Figure 2: AP pelvis plain radiograph showing a per-trochanteric proximal femur fracture with right hip resurfacing implant in-situ.

He underwent surgical fixation of the fracture within 36 hours of his admission. The fracture was reduced by closed technique using image intensifier guidance and a traction table. Through a direct lateral approach a guide wire was inserted into the femoral head under image guidance using a 135° guide until resistance from the inner surface femoral resurfacing was met. The guide wire could not be placed perfectly central due to the positioning of the femoral prosthesis stem. The guide wire was then triple reamed under direct imaging control. A four holes 135° dynamic hip screw plate (Synthes®) was applied with good cortical screws fixation to the shaft of the femur. Figures 3 & 4 depict the intraoperative final position of the fracture and the DHS plate and screws. The patient was instructed.

Figure 3: AP intraoperative image.

Figure 4: Lateral intraoperative image.

The patients made a good postoperative recovery and mobilized comfortably. His hospital stay was prolonged after developing a urinary tract infection and a new diagnosis of Parkinson’s disease. He was discharged after 20 days. There had been no post-operative complications.


Femoral neck fractures are a well recognized mode of failure following hip resurfacing with a reported prevalence around 1% with the majority occurring early after the primary surgery [1,2]. The majority of documented peri-prosthetic fractures related to the Birmingham hip are sub capital fractures. Where the ace tabular component is well fixed, it is usual practice to revise the femoral stem alone however they have also been successfully treated non-operatively [3]. Fortunately, intertrochanteric periprosthetic fractures are not as frequent; to our knowledge only four other cases have been reported in literature [4-7]. Nevertheless these fractures pose both a challenging and technically difficult management dilemma. Our concern in this case was the correct and suitable placement of the lag screw into the femoral head given the presence of a centrally placed femoral resurfacing stem and also the metal implant obscuring the intraoperative image intensifier images. Stabilizing the fracture allows preservation of bone stock and allows future revision surgery to remain an option should it be required or indicated at a later date.

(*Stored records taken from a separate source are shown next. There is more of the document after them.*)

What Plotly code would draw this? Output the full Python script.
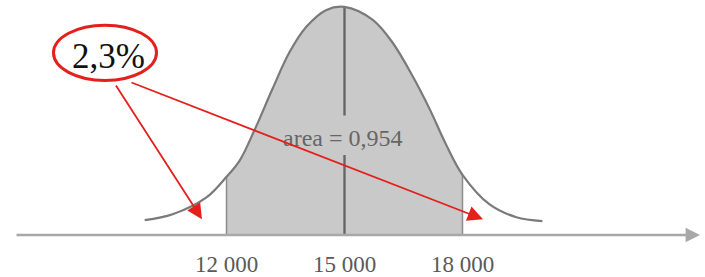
import plotly.graph_objects as go

# ---- data ----
mean_value = 15000
lower_bound = 12000
upper_bound = 18000
area_label = "area = 0,954"
tail_label = "2,3%"
tick_values = [12000, 15000, 18000]
tick_labels = ["12 000", "15 000", "18 000"]

# curve (relative height, peak = 1)
curve_x = [9920, 10630, 11490, 12000, 12330, 12710, 13170, 13600, 14030, 14540,
           15000, 15710, 16220, 16730, 17160, 17590, 18000, 18690, 19370, 20030]
curve_y = [0.065, 0.091, 0.165, 0.255, 0.325, 0.459, 0.641, 0.801, 0.913, 0.987,
           1.0, 0.944, 0.844, 0.697, 0.554, 0.394, 0.264, 0.134, 0.078, 0.061]

# ---- figure ----
W, H = 705, 277
px_per_unit = 118 / 3000
x_left = mean_value - 344.5 / px_per_unit
x_right = mean_value + (W - 344.5) / px_per_unit
axis_px = 238
peak_px = 231
y_top = axis_px / peak_px

def xv(px):
    return mean_value + (px - 344.5) / px_per_unit

def yv(py):
    return (axis_px - py) / peak_px

shade_x = [x for x in curve_x if lower_bound <= x <= upper_bound]
shade_y = [y for x, y in zip(curve_x, curve_y) if lower_bound <= x <= upper_bound]

h_low = curve_y[curve_x.index(lower_bound)]
h_up = curve_y[curve_x.index(upper_bound)]
h_mid = curve_y[curve_x.index(mean_value)]

fig = go.Figure()
fig.add_trace(go.Scatter(x=shade_x, y=shade_y, mode="lines", line=dict(width=0, shape="spline"),
                         fill="tozeroy", fillcolor="#c9c9c9", hoverinfo="skip"))
fig.add_trace(go.Scatter(x=[lower_bound, lower_bound], y=[0, h_low], mode="lines",
                         line=dict(color="#8c8c8c", width=1.5), hoverinfo="skip"))
fig.add_trace(go.Scatter(x=[upper_bound, upper_bound], y=[0, h_up], mode="lines",
                         line=dict(color="#8c8c8c", width=1.5), hoverinfo="skip"))
# centre line, interrupted by the label
fig.add_trace(go.Scatter(x=[mean_value, mean_value, None, mean_value, mean_value],
                         y=[0, yv(157), None, yv(117), h_mid], mode="lines",
                         line=dict(color="#666666", width=2.4), hoverinfo="skip"))
fig.add_trace(go.Scatter(x=curve_x, y=curve_y, mode="lines",
                         line=dict(color="#7a7a7a", width=2.2, shape="spline"), hoverinfo="skip"))

annotations = [
    # horizontal axis with arrow
    dict(x=xv(700), y=0, ax=xv(15), ay=0, xref="x", yref="y", axref="x", ayref="y",
         showarrow=True, arrowhead=2, arrowsize=1.2, arrowwidth=2.4, arrowcolor="#a8a8a8",
         text="", standoff=0, startstandoff=0),
    dict(x=mean_value - 60, y=yv(140), xref="x", yref="y", text=area_label, showarrow=False,
         font=dict(family="Liberation Serif", size=24, color="#666666")),
    dict(x=xv(108), y=yv(57), xref="x", yref="y", text=tail_label, showarrow=False,
         font=dict(family="Liberation Serif", size=35, color="#111111")),
    dict(x=xv(202), y=yv(222), ax=xv(115), ay=yv(85), xref="x", yref="y", axref="x", ayref="y",
         showarrow=True, arrowhead=2, arrowsize=1.7, arrowwidth=1.8, arrowcolor="#e3201c",
         text="", standoff=0),
    dict(x=xv(483), y=yv(222), ax=xv(130), ay=yv(83), xref="x", yref="y", axref="x", ayref="y",
         showarrow=True, arrowhead=2, arrowsize=1.7, arrowwidth=1.8, arrowcolor="#e3201c",
         text="", standoff=0),
]

fig.add_shape(type="circle", xref="x", yref="y", x0=xv(53.5), x1=xv(156.5), y0=yv(81.5), y1=yv(25.5),
              line=dict(color="#e3201c", width=3))

fig.update_layout(
    width=W, height=H, margin=dict(l=0, r=0, t=0, b=H - axis_px),
    paper_bgcolor="white", plot_bgcolor="white", showlegend=False,
    annotations=annotations,
    xaxis=dict(range=[x_left, x_right], showgrid=False, zeroline=False, showline=False,
               tickvals=tick_values, ticktext=tick_labels, ticks="outside", ticklen=8,
               tickcolor="rgba(0,0,0,0)",
               tickfont=dict(family="Liberation Serif", size=23, color="#5a5a5a")),
    yaxis=dict(range=[0, y_top], visible=False),
)

fig.write_html("out.html", config={"displayModeBar": False},
               post_script="document.body.style.margin='0';document.body.style.overflow='hidden';")
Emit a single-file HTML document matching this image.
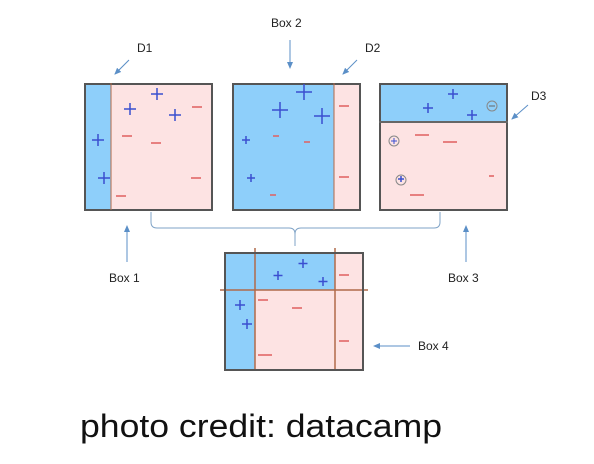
<!DOCTYPE html>
<html><head><style>body{margin:0;background:#fff}svg{display:block}</style></head><body>
<svg width="594" height="464" xmlns="http://www.w3.org/2000/svg" font-family="Liberation Sans, sans-serif">
<defs><marker id="a" markerWidth="8" markerHeight="8" refX="6" refY="4" orient="auto"><path d="M0,1 L7,4 L0,7z" fill="#5b8fc7"/></marker></defs>
<g stroke="#555" stroke-width="2">
<rect x="85" y="84" width="127" height="126" fill="#fde3e3"/>
<rect x="86" y="85" width="25" height="124" fill="#8ecffa" stroke="none"/>
<line x1="111" y1="83" x2="111" y2="210" stroke="#b06a4a" stroke-width="1"/>
<rect x="233" y="84" width="127" height="126" fill="#fde3e3"/>
<rect x="234" y="85" width="100" height="124" fill="#8ecffa" stroke="none"/>
<line x1="334" y1="83" x2="334" y2="210" stroke="#b06a4a" stroke-width="1"/>
<rect x="380" y="84" width="127" height="126" fill="#fde3e3"/>
<rect x="381" y="85" width="125" height="37" fill="#8ecffa" stroke="none"/>
<line x1="379" y1="122" x2="508" y2="122" stroke="#666" stroke-width="2"/>
<rect x="225" y="253" width="138" height="117" fill="#fde3e3"/>
<rect x="226" y="254" width="29" height="115" fill="#8ecffa" stroke="none"/>
<rect x="255" y="254" width="80" height="36" fill="#8ecffa" stroke="none"/>
</g>
<g stroke="#b06a4a" stroke-width="1.5">
<line x1="255" y1="248" x2="255" y2="371"/><line x1="335" y1="248" x2="335" y2="371"/>
<line x1="220" y1="290" x2="368" y2="290"/>
</g>
<rect x="225" y="253" width="138" height="117" fill="none" stroke="#555" stroke-width="2"/>
<g stroke="#3a4fd0" stroke-width="1.5">
<path d="M157,88v12M151,94h12M130,103v12M124,109h12M175,109v12M169,115h12M98,134v12M92,140h12M104,172v12M98,178h12"/>
<path d="M304,84v16M296,92h16M280,102v16M272,110h16M322,108v16M314,116h16M246,136v8M242,140h8M251,174v8M247,178h8"/>
<path d="M453,89v10M448,94h10M428,103v10M423,108h10M472,110v10M467,115h10M401,176v6M398,179h6"/>
<path d="M303,259v9M298.5,263.5h9M278,271v9M273.5,275.5h9M323,277v9M318.5,281.5h9M240,300v10M235,305h10M247,319v10M242,324h10"/>
</g>
<g stroke="#e06060" stroke-width="1.5">
<path d="M192,107h10M122,136h10M151,143h10M191,178h10M116,196h10M339,106h10M273,136h6M304,142h6M339,177h10M270,195h6M415,135h14M443,142h14M410,195h14M489,176h5M339,275h10M258,300h10M292,308h10M339,341h10M258,355h14"/>
</g>
<g fill="none" stroke="#888" stroke-width="1"><circle cx="492" cy="106" r="5"/><circle cx="394" cy="141" r="5"/><circle cx="401" cy="180" r="5"/></g>
<path d="M489,106h6" stroke="#666"/><path d="M391,141h6M394,138v6" stroke="#3a4fd0"/>
<path d="M151,212 v10 q0,6 6,6 h132 q6,0 6,6 v12 M295,234 q0,-6 6,-6 h133 q6,0 6,-6 v-10" fill="none" stroke="#7fa3c7" stroke-width="1"/>
<g stroke="#5b8fc7" stroke-width="1" marker-end="url(#a)">
<line x1="129" y1="60" x2="115" y2="74"/><line x1="357" y1="60" x2="343" y2="74"/>
<line x1="290" y1="40" x2="290" y2="68"/><line x1="528" y1="105" x2="512" y2="119"/>
<line x1="127" y1="262" x2="127" y2="226"/><line x1="466" y1="262" x2="466" y2="226"/>
<line x1="410" y1="346" x2="374" y2="346"/>
</g>
<g font-size="12" fill="#222">
<text x="137" y="52">D1</text><text x="365" y="52">D2</text><text x="531" y="100">D3</text>
<text x="271" y="27">Box 2</text><text x="109" y="282">Box 1</text><text x="448" y="282">Box 3</text><text x="418" y="350">Box 4</text>
</g>
<text x="80" y="437" font-size="32" fill="#111" textLength="362" lengthAdjust="spacingAndGlyphs">photo credit: datacamp</text>
</svg>
</body></html>
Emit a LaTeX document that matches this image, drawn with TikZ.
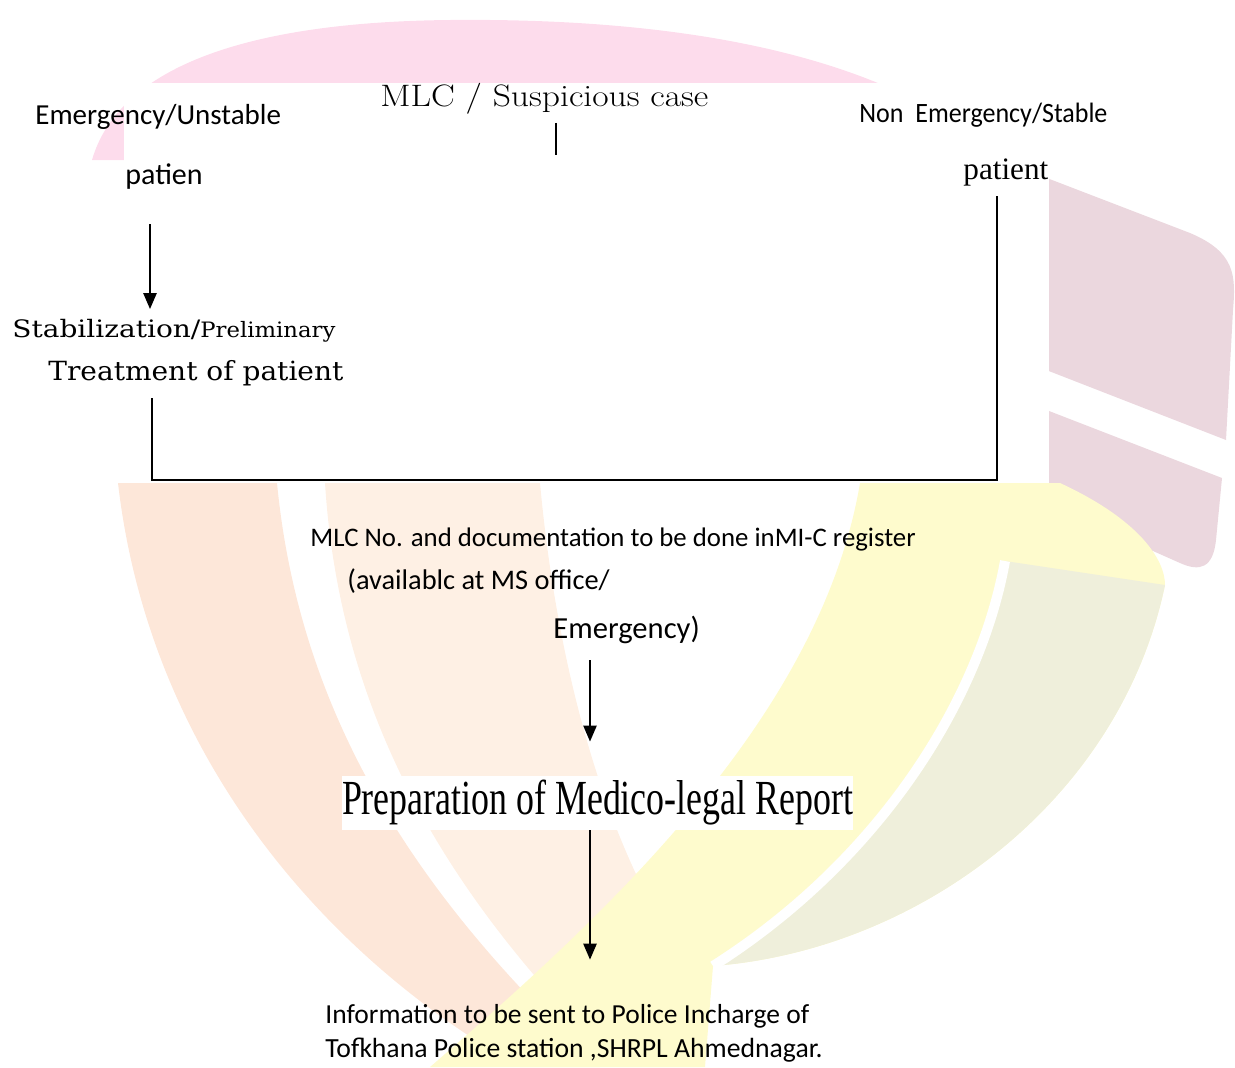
\documentclass[tikz,border=0pt]{standalone}
\usepackage{fontspec}
\setmainfont{Carlito}
\newfontfamily\tnrfont{Liberation Serif}
\newfontfamily\cmbfont{DejaVu Serif}
\newfontfamily\lmfont{Latin Modern Roman}
\usetikzlibrary{arrows.meta}
\definecolor{pinkwm}{HTML}{FDDCEC}
\definecolor{rosewm}{HTML}{EBD7DE}
\definecolor{orangewm}{HTML}{FDE7D9}
\definecolor{peachwm}{HTML}{FEF0E4}
\definecolor{yellowwm}{HTML}{FEFBCD}
\definecolor{olivewm}{HTML}{EFEFDB}
\tikzset{>={Triangle[width=6.5pt,length=8pt]}}
\tikzset{ln/.style={line width=1.4pt}, arr/.style={line width=1.2pt,->}}
\tikzset{lbl/.style={inner sep=0pt, anchor=west}}
\newcommand{\fitw}[2]{\resizebox{#1}{\height}{#2}}

\begin{document}
\begin{tikzpicture}[x=0.5pt,y=-0.5pt]
\useasboundingbox (0,0) rectangle (1235,1067);
% watermark behind the chart
\fill[pinkwm] (92,160) .. controls (118,70) and (240,22) .. (450,20) .. controls (650,18) and (800,45) .. (905,95) -- (905,200) -- (124,200) -- (124,160) -- cycle;
\fill[rosewm] (1000,160) -- (1190,233) .. controls (1235,252) and (1236,275) .. (1233,310) -- (1226,440) -- (1000,352) -- cycle;
\fill[rosewm] (1000,392) -- (1222,478) -- (1216,540) .. controls (1213,568) and (1200,572) .. (1180,563) -- (1000,483) -- cycle;
\fill[orangewm] (118,483) -- (277,483) .. controls (300,720) and (420,900) .. (600,1067) -- (520,1067) .. controls (330,960) and (150,760) .. (118,483) -- cycle;
\fill[peachwm] (325,483) -- (540,483) .. controls (560,700) and (620,880) .. (700,980) -- (700,1067) -- (620,1067) .. controls (450,900) and (340,720) .. (325,483) -- cycle;
\fill[yellowwm] (860,483) -- (1060,483) .. controls (1140,520) and (1165,560) .. (1165,585) .. controls (1120,800) and (920,950) .. (713,966) -- (705,1067) -- (430,1067) .. controls (600,920) and (820,720) .. (860,483) -- cycle;
\fill[olivewm] (1165,585) .. controls (1120,800) and (920,950) .. (713,966) .. controls (880,860) and (980,700) .. (1005,561) -- cycle;
\draw[white, line width=5pt] (1005,561) .. controls (980,700) and (880,860) .. (713,966);
\fill[white] (124,83) rectangle (1049,483);

% labels
\node[lbl, font=\fontsize{14.5}{17}\selectfont] (emL) at (35,117) {Emergency/Unstable};
\node[lbl, font=\lmfont\fontsize{15.5}{18}\selectfont] (mlc) at (380,99) {\fitw{164pt}{MLC / Suspicious case}};
\node[lbl, font=\fontsize{14}{16}\selectfont] (emR) at (859,115) {\fitw{124pt}{Non\ \ Emergency/Stable}};
\node[lbl, font=\fontsize{15}{18}\selectfont] (patL) at (125,177) {patien};
\node[lbl, font=\tnrfont\fontsize{15.6}{18}\selectfont] (patR) at (963,172) {patient};
\node[lbl, font=\cmbfont\fontsize{12}{14}\selectfont] (stab) at (12,331) {\fitw{94pt}{Stabilization/}\fitw{67.5pt}{\fontsize{10.6}{12}\selectfont Preliminary}};
\node[lbl, font=\cmbfont\fontsize{13.2}{15}\selectfont] (treat) at (48,373) {\fitw{147.5pt}{Treatment of patient}};
\node[lbl, font=\fontsize{13.4}{16}\selectfont] (doc) at (310,539) {MLC No. and documentation to be done inMI-C register};
\node[lbl, font=\fontsize{14.2}{17}\selectfont] (avail) at (347,581) {(availablc at MS office/};
\node[lbl, font=\fontsize{15.3}{18}\selectfont] (emer) at (553,630) {Emergency)};
\node[fill=white, inner sep=0pt, minimum height=27pt] (prep) at (597.5,803) {\fitw{255.5pt}{\tnrfont\fontsize{24.5}{28}\selectfont Preparation of Medico-legal Report}};
\node[lbl, font=\fontsize{13.75}{16}\selectfont] (info) at (325,1016) {Information to be sent to Police Incharge of};
\node[lbl, font=\fontsize{13.85}{16}\selectfont] (tof) at (325,1050) {Tofkhana Police station ,SHRPL Ahmednagar.};

% connectors
\coordinate (colL) at (150,0);
\coordinate (colB) at (152,480);
\coordinate (colR) at (997,480);
\coordinate (colM) at (590,0);
\coordinate (tick) at (556,155);
\draw[ln] (tick |- mlc.south) ++(0,8) -- (tick);
\draw[arr, shorten <=17pt, shorten >=5pt] (colL |- patL.south) -- (colL |- stab.north);
\draw[ln, shorten <=6pt] (colB |- treat.south) -- (colB) -- (colR) -- ([yshift=-5pt]colR |- patR.south);
\draw[arr, shorten <=8pt, shorten >=17pt] (colM |- emer.south) -- (colM |- prep.north);
\draw[arr, shorten >=22pt] (colM |- prep.south) -- (colM |- info.north);
\end{tikzpicture}
\end{document}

A standard dynamic hip screw can be reasonably considered in treating Intertrochanteric and precisely per-prosthetic fractures, in the presence of a Birmingham hip resurfacing implant, such as the one we described here. Great care and attention to surgical technique need to be of the upmost and of course patient factors such as age, premorbid function, bone quality and stability of the implant should always be considered fully first.


The authors have all contributed to the work. Patients consent obtained and can be provided upon request. No financial gain was made from the present work.